Hey gidi günler hey... şarkıda dediği gibi, "biz büyüdük ve değişti dünya" şimdi geriye dönüp bakınca sanki hiç o yıllar yaşanmamış gibi samimiyet yoksunu güvensiz anlattıkları gibi olmayan insanların olduğu zamandayız biz. Öyleki samimiyetsiz artık her yerde bir virüs gibi oradan oraya yayılmış iş çevresi, arkadaş arası, akraba ve aileler.

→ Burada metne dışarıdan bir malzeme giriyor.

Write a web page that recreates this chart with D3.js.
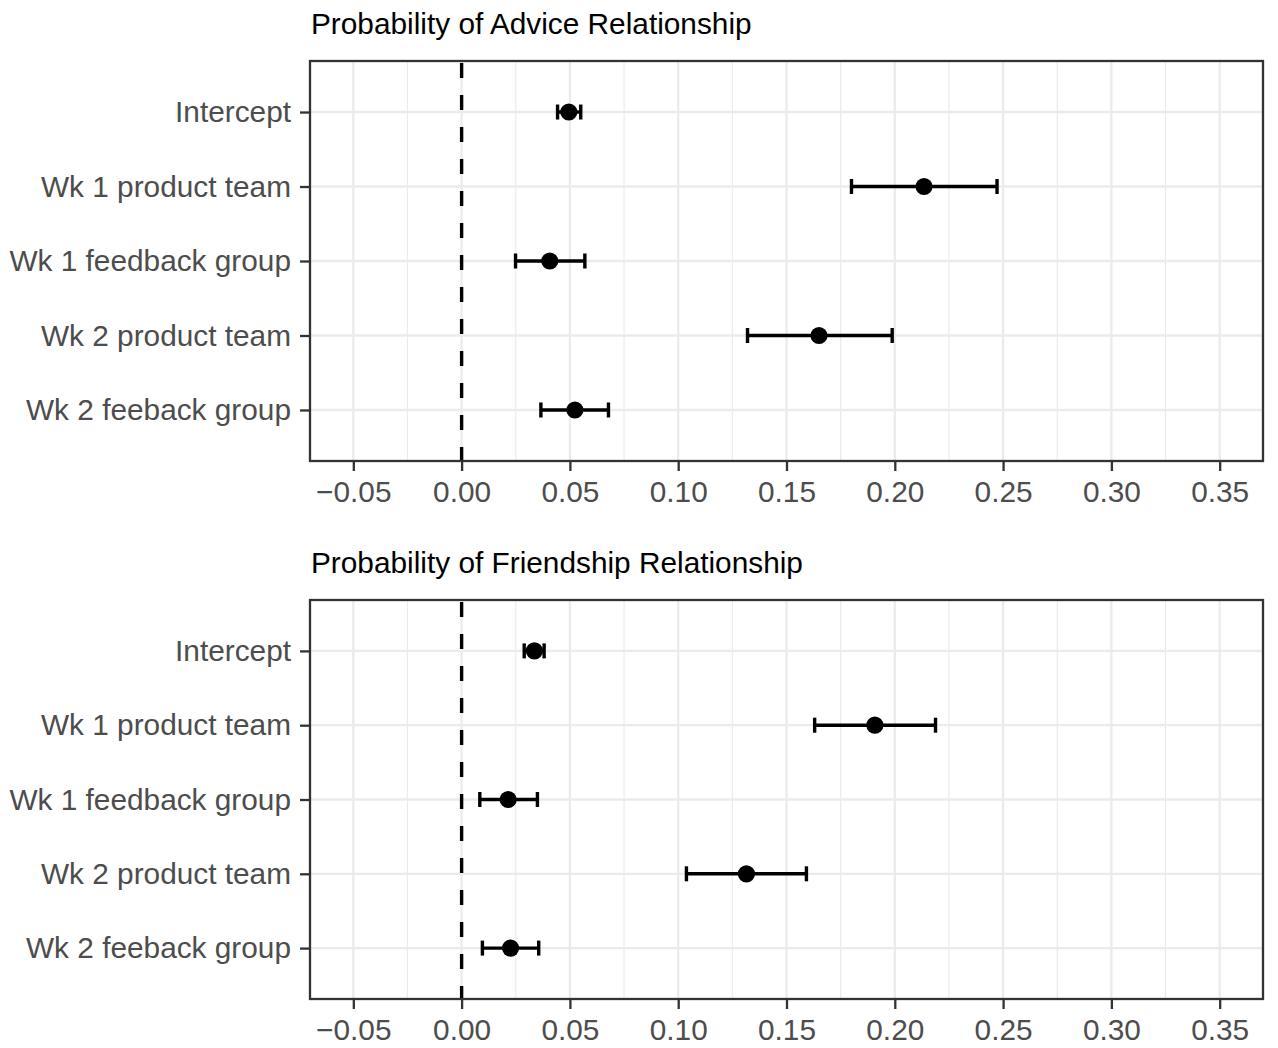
<!DOCTYPE html>
<html>
<head>
<meta charset="utf-8">
<script src="https://cdn.jsdelivr.net/npm/d3@7"></script>
<style>
  html, body { margin: 0; padding: 0; background: #fff; }
  svg { display: block; }
</style>
</head>
<body>
<svg id="chart" width="1278" height="1048"></svg>
<script>
const categories = ["Intercept", "Wk 1 product team", "Wk 1 feedback group", "Wk 2 product team", "Wk 2 feeback group"];
const adviceEst = [0.0495, 0.2135, 0.0407, 0.1650, 0.0523];
const adviceLo  = [0.0443, 0.1800, 0.0249, 0.1320, 0.0366];
const adviceHi  = [0.0550, 0.2472, 0.0569, 0.1988, 0.0678];
const friendEst = [0.0336, 0.1908, 0.0215, 0.1315, 0.0226];
const friendLo  = [0.0289, 0.1630, 0.0084, 0.1038, 0.0096];
const friendHi  = [0.0381, 0.2188, 0.0350, 0.1592, 0.0356];
const xTicks = [-0.05, 0.00, 0.05, 0.10, 0.15, 0.20, 0.25, 0.30, 0.35];
const xMinor = [-0.025, 0.025, 0.075, 0.125, 0.175, 0.225, 0.275, 0.325];
const titles = ["Probability of Advice Relationship", "Probability of Friendship Relationship"];

const svg = d3.select("#chart");
const FONT = "'Liberation Sans', Arial, Helvetica, sans-serif";
const FS = 29.8;
const left = 310, right = 1263;
const panels = [
  { top: 61, bottom: 461, title: titles[0], est: adviceEst, lo: adviceLo, hi: adviceHi },
  { top: 600, bottom: 999, title: titles[1], est: friendEst, lo: friendLo, hi: friendHi }
];

const x = d3.scaleLinear().domain([-0.07, 0.37]).range([left, right]);
const fmt = d3.format(".2f");

panels.forEach(p => {
  const y = d3.scalePoint().domain(categories).range([p.top, p.bottom]).padding(0.685);
  const g = svg.append("g");

  g.append("text")
    .attr("x", left + 1).attr("y", p.top - 27)
    .attr("font-family", FONT).attr("font-size", FS).attr("fill", "#000")
    .text(p.title);

  g.append("rect").attr("x", left).attr("y", p.top)
    .attr("width", right - left).attr("height", p.bottom - p.top).attr("fill", "#fff");

  g.selectAll(".minor").data(xMinor).join("line")
    .attr("x1", d => x(d)).attr("x2", d => x(d))
    .attr("y1", p.top).attr("y2", p.bottom)
    .attr("stroke", "#ebebeb").attr("stroke-width", 1.2);
  g.selectAll(".majorx").data(xTicks).join("line")
    .attr("x1", d => x(d)).attr("x2", d => x(d))
    .attr("y1", p.top).attr("y2", p.bottom)
    .attr("stroke", "#ebebeb").attr("stroke-width", 2.3);
  g.selectAll(".majory").data(categories).join("line")
    .attr("x1", left).attr("x2", right)
    .attr("y1", d => y(d)).attr("y2", d => y(d))
    .attr("stroke", "#ebebeb").attr("stroke-width", 2.3);

  g.append("line")
    .attr("x1", x(0)).attr("x2", x(0))
    .attr("y1", p.top).attr("y2", p.bottom)
    .attr("stroke", "#000").attr("stroke-width", 3.4)
    .attr("stroke-dasharray", "15 17").attr("stroke-dashoffset", 30);

  const data = categories.map((c, i) => ({ c, est: p.est[i], lo: p.lo[i], hi: p.hi[i] }));

  const eb = g.selectAll(".eb").data(data).join("g");
  const sw = 3.4;
  eb.append("line")
    .attr("x1", d => x(d.lo)).attr("x2", d => x(d.hi))
    .attr("y1", d => y(d.c)).attr("y2", d => y(d.c))
    .attr("stroke", "#000").attr("stroke-width", sw);
  eb.append("line")
    .attr("x1", d => x(d.lo)).attr("x2", d => x(d.lo))
    .attr("y1", d => y(d.c) - 7.5).attr("y2", d => y(d.c) + 7.5)
    .attr("stroke", "#000").attr("stroke-width", sw);
  eb.append("line")
    .attr("x1", d => x(d.hi)).attr("x2", d => x(d.hi))
    .attr("y1", d => y(d.c) - 7.5).attr("y2", d => y(d.c) + 7.5)
    .attr("stroke", "#000").attr("stroke-width", sw);

  g.selectAll(".pt").data(data).join("circle")
    .attr("cx", d => x(d.est)).attr("cy", d => y(d.c)).attr("r", 8.6)
    .attr("fill", "#000");

  g.append("rect").attr("x", left).attr("y", p.top)
    .attr("width", right - left).attr("height", p.bottom - p.top)
    .attr("fill", "none").attr("stroke", "#333").attr("stroke-width", 2.3);

  const xa = g.append("g").attr("transform", `translate(0,${p.bottom})`)
    .call(d3.axisBottom(x).tickValues(xTicks).tickFormat(fmt).tickSize(10).tickPadding(10));
  xa.select(".domain").remove();
  xa.selectAll(".tick line").attr("stroke", "#333").attr("stroke-width", 2.3);
  xa.selectAll(".tick text").attr("fill", "#4d4d4d").attr("font-family", FONT).attr("font-size", FS);

  const ya = g.append("g").attr("transform", `translate(${left},0)`)
    .call(d3.axisLeft(y).tickSize(10).tickPadding(9));
  ya.select(".domain").remove();
  ya.selectAll(".tick line").attr("stroke", "#333").attr("stroke-width", 2.3);
  ya.selectAll(".tick text").attr("fill", "#4d4d4d").attr("font-family", FONT).attr("font-size", FS);
});
</script>
</body>
</html>
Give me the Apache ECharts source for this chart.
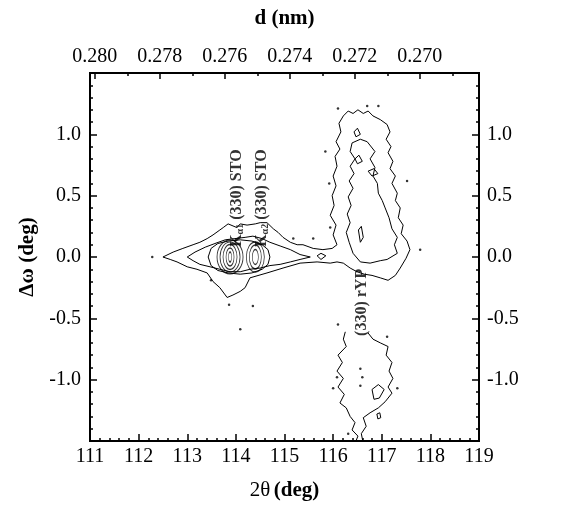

Çok ileri yerlere geldi dünya bir çok konuda ama insanlık geride o güzel yıllarda kaldı. Herkesi bir ayrı telaş sarmış bir panik havası kimse çoklu düşünmüyor artık biz olmak çok gerilerde garip ve mahsun kalmış. Keşke o tahta sedirlerde dizilip oturduğumuz yıllarda kalsaydık ayrı gayrımızın olmadığı yıllardı o yıllar. Şimdi herkesin herşeyi var ama biz yokuz artık böylemi olacaktık? Birimiz bir kenarıda ölsek falanca gibi öğreneceğimiz zamana geldik. Bunun içinmi büyüdük biz oysaki ne güzel zamanda açmıştık gözümüzü hayata. Avcıların dekor için avını vurduktan sonra içini doldurup dondurduğu gibi duygusuz manadan uzak kalmış insanlarız biz artık.
Çoğumuzun birilerine karşı gardımızı düşürdükten sonra ağzı yanmıştır. Bazılarımız, bu olumsuz deneyimlerle hareket etmeye devam ederek baş eder ve psikolojisi bu duruma bağışıklılık gösterir. Bazılarımız ise, tam tersi yönde, çok yakın bağlar kurabileceğimiz kişilere ve veya ilişkilere göz ucuyla bile bakmadan es geçeriz. Güvensizlik ve kaygılar hükümdar olmuştur artık.Eğer birisi, bir başkası hakkında sürekli konuşuyorsa, gerçekte, o kişi kendisi hakkında, konuşuyordur.
Birinin bir başkasının yanında kendisi güvende hissetmesi ne kadar güzeldir. Duygularımızı dejenere etmemiz lazım çünkü yaşadığımız bu güzel yıllar geriye gelmeyecek.
Köylerimizde mahallelerimizde kapılarımız gündüzleri açık, geceleri kilitsizdi bizim, akşam olduğunda çaylar demlenip sokaklarımızın kaldırımlarına bir çul serip çayı bahane sohbetler ederdik. Şimdi vakit öldürecek şey çok meşkale çok ama samimi sıcak ilşkiler yok. Kim kimden ne çıkar sağlarsam diye bakar oldu, ya ezip üstünlük göstergesi sağlamak için görüşüyor insan insanlar yada bir çıkarı menfati varsa var insanın insan yanında. Bumudur gerçekten insanlık Allah aşkına, kışları küçük kömür sobasının etrafında oturulup samimi sohbetler edilen yüreklerin ısındığı günleri özledim.
Sevgi ve saygılarımla sağlıcakla kalın.